Cuando en este blog he escrito algo sobre Gaudí, casi siempre lo he hecho para opinar acerca de los aspectos constructivos o estructurales de su obra.
He estudiado la obra de Gaudí desde muchos puntos de vista y he llegado a la conclusión de que no lo entiendo. No entiendo su concepción del espacio, no entiendo su obstinación por conseguir que todos los elementos estructurales de su obra trabajen a compresión, su tratamiento fundamentalista de las estructuras y no entiendo los planteamientos formales que derivan de tanta obstinación.
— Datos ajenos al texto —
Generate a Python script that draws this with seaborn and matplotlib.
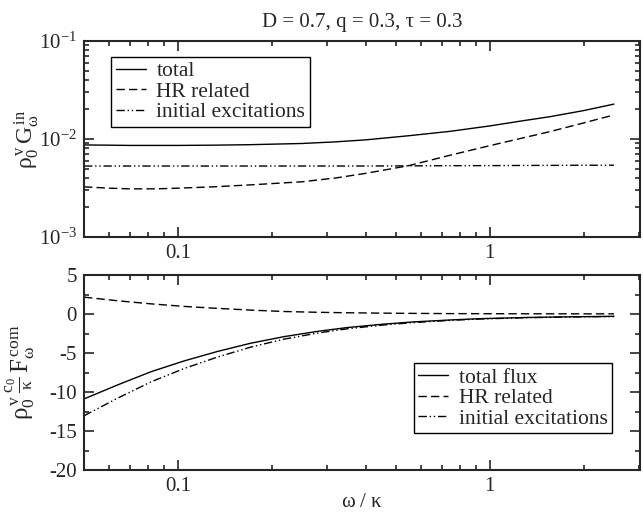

Afirmo que Gaudí es Gaudí, que su arquitectura es simbólicamente aberrante en el mejor sentido de la palabra, que su obra no encaja ni en su tiempo ni en el espacio, que su penetración en la concepción del espacio arquitectónico es antiespacial, que su empecinamiento naturalista es antiarquitectónico, que es un gran creador de formas, que su repertorio formal no se acaba nunca, que su construcción es panteísta y sometida a fuerzas extrafísicas con las que quiso expresar alguna trascendencia pétrea.
De todas maneras, y salvando todas las veleidades simbolistas y religiosas, creo que hay que valorar aquel Gaudí expresionista cuyas propuestas formales eran mucho más rupturistas que los otros arquitectos expresionistas europeos.
Gaudí es Gaudí. Sólo, inexplicable, genuinamente aberrante.